Une méthode bien rodée
Des centaines de victimes vont alors suivre pendant plus de 30 ans. Au moins 349 victimes présumées identifiées par la justice à ce jour, sans que personne ne voie, ou en tout cas ne dise rien. L'impression que l'on a en lisant le dossier c'est celui d'un puzzle, dont plusieurs personnes ont un morceau sans en parler aux autres. Il y a d'abord eu sa femme. "Un cataclysme s'est abattu sur moi", écrit le Scouarnec en 1996, "ELLE SAIT". Elle raconte aux enquêteurs un regard "bizarre" sur une petite voisine. "Est-ce que tu es attiré par les petites filles ?", lui demande-t-elle. Il lui répond "non". Elle ne cherche pas plus loin. Il y a sa sœur aussi, dont l'une des filles raconte les agressions de "tonton Joël". Après un repas de famille, elle raccompagne son frère à la gare, l'interroge. Il avoue, pleure, lui demande de lui pardonner, ce qu'elle fait.
Mais la plupart des victimes de Joël Le Scouarnec sont des patients des hôpitaux où il exerce. Là-bas, le chirurgien a une méthode bien rodée : "Il faut savoir être patient et compter sur sa chance", raconte-t-il dans ses carnets. Il attend donc que les enfants soient seuls, endormis ou anesthésiés dans le bloc opératoire. Plusieurs fois il écrit : "J'ai été surpris", "quelqu'un est arrivé". Des infirmiers, des aides-soignantes, des médecins ont-ils vu sans rien oser dire ? La question se pose. Surtout qu'en 2005, Joël Le Scouarnec est condamné pour détention d'images pédopornographiques à quatre mois de prison avec sursis par le tribunal de Vannes.

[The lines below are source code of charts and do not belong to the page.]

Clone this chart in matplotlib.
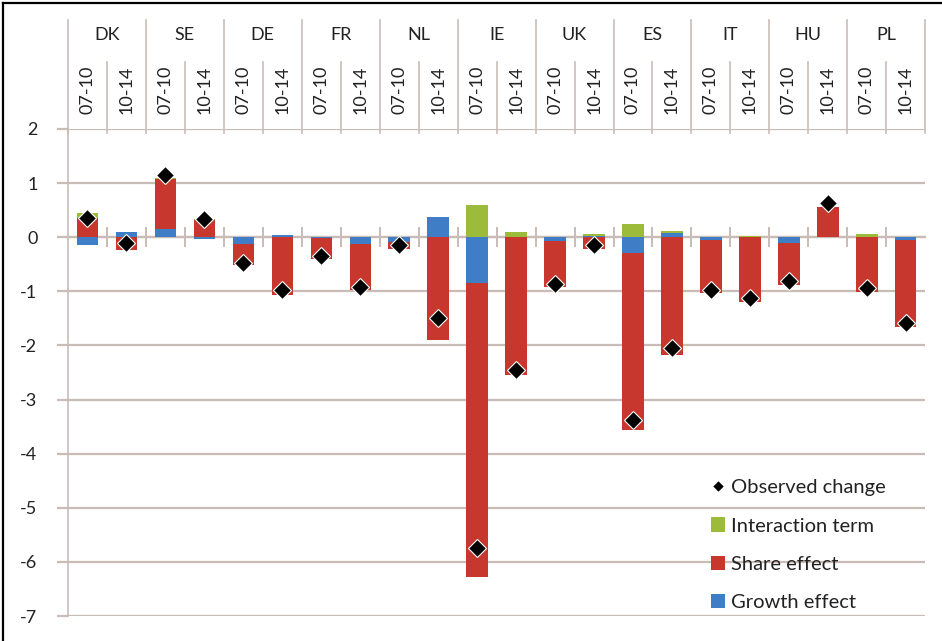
#!/usr/bin/env python3
"""
Shift-share decomposition of employment change by country and period.
Stacked bars (growth / share / interaction) + observed change markers.
"""

import numpy as np
import matplotlib
matplotlib.use('Agg')
import matplotlib.pyplot as plt
from matplotlib.lines import Line2D

# ==================== data ====================

countries = ['DK', 'SE', 'DE', 'FR', 'NL', 'IE', 'UK', 'ES', 'IT', 'HU', 'PL']
periods = ['07-10', '10-14']

growth_effect = [-0.14, 0.10, 0.15, -0.04, -0.12, 0.04, -0.02, -0.13, -0.08, 0.37, -0.85,
                 0.01, -0.07, 0.02, -0.29, 0.08, -0.06, 0.00, -0.10, 0.00, 0.00, -0.05]
share_effect = [0.35, -0.23, 0.93, 0.31, -0.40, -1.07, -0.39, -0.85, -0.13, -1.90, -5.43,
                -2.55, -0.85, -0.21, -3.28, -2.17, -0.97, -1.20, -0.79, 0.56, -1.01, -1.61]
interaction_term = [0.09, 0.00, 0.02, 0.02, 0.00, 0.00, 0.00, 0.00, 0.00, 0.00, 0.59,
                    0.08, 0.00, 0.03, 0.25, 0.04, 0.00, 0.02, 0.00, 0.00, 0.06, 0.00]
observed_change = [0.35, -0.10, 1.15, 0.33, -0.47, -0.98, -0.35, -0.92, -0.15, -1.50, -5.75,
                   -2.45, -0.87, -0.15, -3.37, -2.04, -0.97, -1.12, -0.81, 0.64, -0.93, -1.58]

y_ticks = [2, 1, 0, -1, -2, -3, -4, -5, -6, -7]

# ==================== style ====================

BLUE = '#3f7ec6'
RED = '#c8372d'
GREEN = '#9dbb3a'
GRID = '#c9bcb6'
TEXT = '#222222'

plt.rcParams['font.family'] = ['Lato', 'DejaVu Sans']
FS = 13
LEG_FS = 14.5

# ==================== plot ====================

fig = plt.figure(figsize=(9.42, 6.41), dpi=100)
ax = fig.add_axes([0.0722, 0.039, 0.910, 0.7598])

n = len(share_effect)
x = np.arange(n)
width = 0.55

# Excel-style stacking: positives stack upward, negatives downward
pos_bottom = np.zeros(n)
neg_bottom = np.zeros(n)
series = [(growth_effect, BLUE, 'Growth effect'),
          (share_effect, RED, 'Share effect'),
          (interaction_term, GREEN, 'Interaction term')]
handles = {}
for vals, color, label in series:
    vals = np.array(vals)
    bottom = np.where(vals >= 0, pos_bottom, neg_bottom)
    bars = ax.bar(x, vals, width, bottom=bottom, color=color, label=label, zorder=3)
    handles[label] = bars
    pos_bottom += np.where(vals >= 0, vals, 0)
    neg_bottom += np.where(vals < 0, vals, 0)

obs, = ax.plot(x, observed_change, linestyle='none', marker='D', markersize=9.5,
               markerfacecolor='black', markeredgecolor='white', markeredgewidth=0.8,
               zorder=5, label='Observed change')

# axes
ax.set_xlim(-0.5, n - 0.5)
ax.set_ylim(-7, 2)
ax.set_yticks(y_ticks)
ax.set_yticklabels([str(t) for t in y_ticks], fontsize=FS, color=TEXT)
ax.yaxis.grid(True, color=GRID, linewidth=1.6, zorder=0)
ax.tick_params(axis='y', length=8, width=1.6, color=GRID, pad=14)

for side in ['top', 'right']:
    ax.spines[side].set_visible(False)
ax.spines['left'].set_color(GRID)
ax.spines['left'].set_linewidth(1.2)

# horizontal axis at zero with crossing ticks at category boundaries
ax.spines['bottom'].set_position(('data', 0))
ax.spines['bottom'].set_color(GRID)
ax.spines['bottom'].set_linewidth(1.6)
ax.spines['bottom'].set_zorder(2)
ax.set_xticks(np.arange(0.5, n - 0.5, 1.0))
ax.set_xticklabels([])
ax.tick_params(axis='x', direction='inout', length=14, width=1.4, color=GRID)

# header with country / period labels
trans = ax.get_xaxis_transform()
for i in range(n):
    ax.text(i, 1.08, periods[i % 2], transform=trans, rotation=90,
            ha='center', va='center', fontsize=FS, color=TEXT)
for j, c in enumerate(countries):
    ax.text(2 * j + 0.5, 1.193, c, transform=trans, ha='center', va='center',
            fontsize=FS, color=TEXT)
for k in range(n + 1):
    top = 1.224 if k % 2 == 0 else 1.138
    ax.plot([k - 0.5, k - 0.5], [0.992, top], transform=trans, color=GRID,
            linewidth=1.2, clip_on=False)

# legend
leg = ax.legend([obs, handles['Interaction term'], handles['Share effect'], handles['Growth effect']],
                ['Observed change', 'Interaction term', 'Share effect', 'Growth effect'],
                loc='upper left', bbox_to_anchor=(0.729, 0.318), frameon=False,
                fontsize=LEG_FS, labelspacing=1.05, handlelength=0.7, handleheight=0.7,
                handletextpad=0.3, markerscale=0.6)
for t in leg.get_texts():
    t.set_color(TEXT)

# outer frame (top and left edges visible)
fig.add_artist(Line2D([0.0032, 1.0], [0.9953, 0.9953], color='black', linewidth=1.6))
fig.add_artist(Line2D([0.0032, 0.0032], [0.0, 0.9953], color='black', linewidth=1.6))

fig.savefig('out.png', dpi=100)
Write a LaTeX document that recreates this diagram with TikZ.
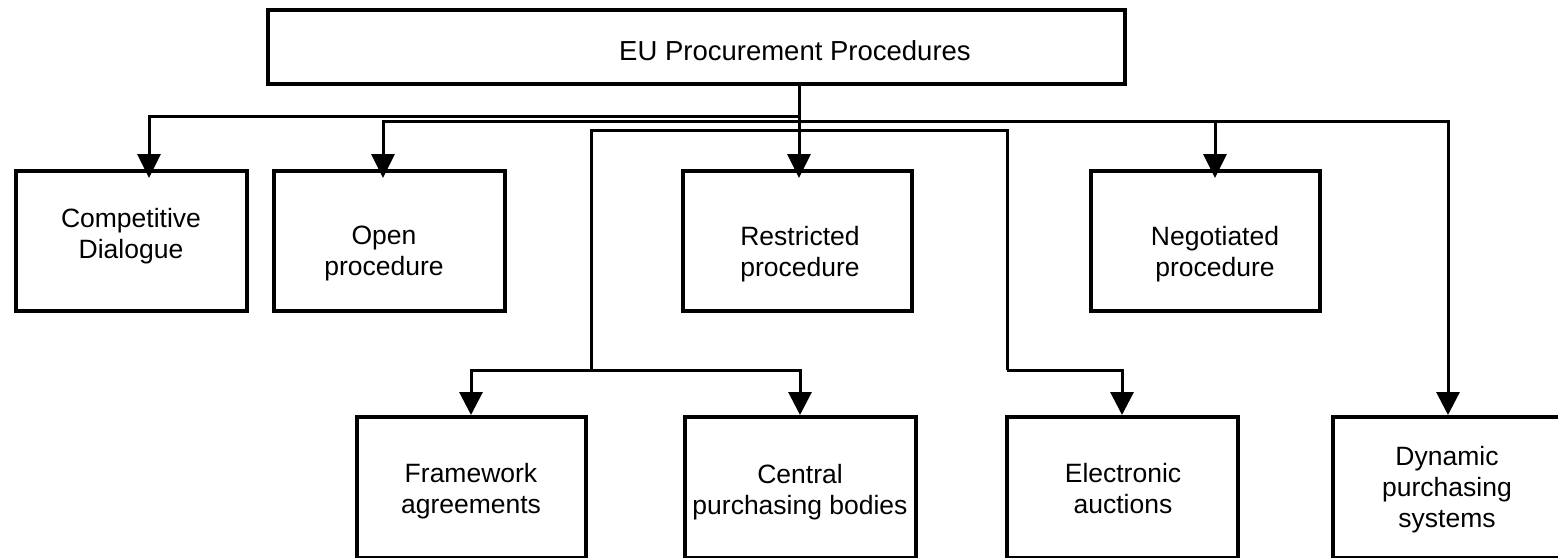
\documentclass[tikz,border=0pt]{standalone}
\usepackage{fontspec}
\setmainfont{Liberation Sans}
\usetikzlibrary{arrows.meta}

\begin{document}
\begin{tikzpicture}[
  x=1pt, y=-1pt,
  box/.style={draw, line width=4pt, rectangle, inner sep=0pt, outer sep=0pt},
  label text/.style={inner sep=0pt, align=center, font=\fontsize{26.5}{31}\selectfont},
  conn/.style={line width=3pt},
  tipin/.style={conn, -{Triangle[width=23pt,length=24pt]}, shorten >=-7pt},
  tipon/.style={conn, -{Triangle[width=23pt,length=23pt]}, shorten >=2pt}
]
\useasboundingbox (0,0) rectangle (1558,557);

% root box
\node[box, minimum width=857pt, minimum height=74pt] (root) at (696,46.5) {};
\node[label text, font=\fontsize{27.5}{31}\selectfont, anchor=base] (t-root) at (795,60) {EU Procurement Procedures};

% first row of procedures
\node[box, minimum width=231pt, minimum height=140pt] (cd) at (131,241) {};
\node[box, minimum width=231pt, minimum height=140pt] (op) at (389,241) {};
\node[box, minimum width=229pt, minimum height=140pt] (rp) at (797,241) {};
\node[box, minimum width=229pt, minimum height=140pt] (np) at (1205,241) {};

\node[label text] (t-cd) at (131,235.7) {Competitive\\Dialogue};
\node[label text] (t-op) at (384,253.7) {Open\\procedure};
\node[label text] (t-rp) at (800,253.7) {Restricted\\procedure};
\node[label text] (t-np) at (1215,253.7) {Negotiated\\procedure};

% second row of instruments
\node[box, minimum width=229pt, minimum height=141pt] (fa) at (471,487.5) {};
\node[box, minimum width=231pt, minimum height=141pt] (cp) at (800,487.5) {};
\node[box, minimum width=231pt, minimum height=141pt] (ea) at (1122,487.5) {};
\node[box, minimum width=231pt, minimum height=141pt] (dp) at (1448,487.5) {};

\node[label text] (t-fa) at (471,491.5) {Framework\\agreements};
\node[label text] (t-cp) at (800,491.7) {Central\\purchasing bodies};
\node[label text] (t-ea) at (1123,488.9) {Electronic\\auctions};
\node[label text] (t-dp) at (1447,489.5) {Dynamic\\purchasing\\systems};

% entry points of the arrows on the first row
\coordinate (cdIn) at ([xshift=18pt]cd.north);
\coordinate (opIn) at ([xshift=-6pt]op.north);
\coordinate (rpIn) at ([xshift=2pt]rp.north);
\coordinate (npIn) at ([xshift=10pt]np.north);

% levels of the horizontal buses and columns of the drops
\coordinate (busA) at (0,116);
\coordinate (busB) at (0,121);
\coordinate (busC) at (0,130);
\coordinate (busD) at (0,370);
\coordinate (colL) at (591,0);
\coordinate (colR) at (1007,0);

% trunk
\draw[tipin] (root.south -| rpIn) -- (rpIn);

% bus A: competitive dialogue
\draw[tipin] (rpIn |- busA) -| (cdIn);

% bus B: open, negotiated, dynamic purchasing
\draw[tipin] (rpIn |- busB) -| (opIn);
\draw[tipon] (rpIn |- busB) -| (dp.north);
\draw[tipin] (npIn |- busB) -- (npIn);

% bus C: framework, central purchasing, electronic auctions
\draw[conn] (colR |- busD) -- (colR |- busC) -- (colL |- busC) -- (colL |- busD);
\draw[tipon] (colL |- busD) -| (fa.north);
\draw[tipon] (colL |- busD) -| (cp.north);
\draw[tipon] (colR |- busD) -| (ea.north);
\end{tikzpicture}
\end{document}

Plusieurs alertes sans effet
Mais la justice ne l'estime pas inapte à exercer et aucune obligation de soin n'est prononcée. Un an plus tard, en 2006, le président de l'Ordre des médecins du Finistère reçoit des avertissements de la part de praticiens de l'hôpital de Quimperlé, qui l'alertent sur des rumeurs de pédophilie concernant leur collègue, le docteur Le Scouarnec. Il décide donc de convoquer le chirurgien. Dans son compte-rendu, le président de l'Ordre écrit : "À l'hôpital de Quimperlé, le directeur, le collègue viscéral, les anesthésistes sont au courant", sans préciser au courant de quoi. Il transmet une note à la Ddass (Direction départementale des affaires sanitaires et sociales, qui gère "le contrôle des établissements sanitaires" au niveau départemental), mais ne prend aucune sanction à son niveau.
À l'hôpital de Jonzac aussi, où le chirurgien exerce de 2008 à 2017, Joël Le Scouarnec assure avoir tenu au courant lui-même la directrice de l'établissement de sa précédente condamnation par la justice. Mais le chirurgien, décrit d'ailleurs comme excellent par ses supérieurs, continue d'exercer. Jusqu'en 2017, date de son arrestation : un "soulagement" pour lui, raconte son avocat maître Thibaut Kurzawa. Aujourd'hui, Joël Le Scouarnec dit aux psychiatres : "Je veux comprendre pourquoi je suis devenu comme ça."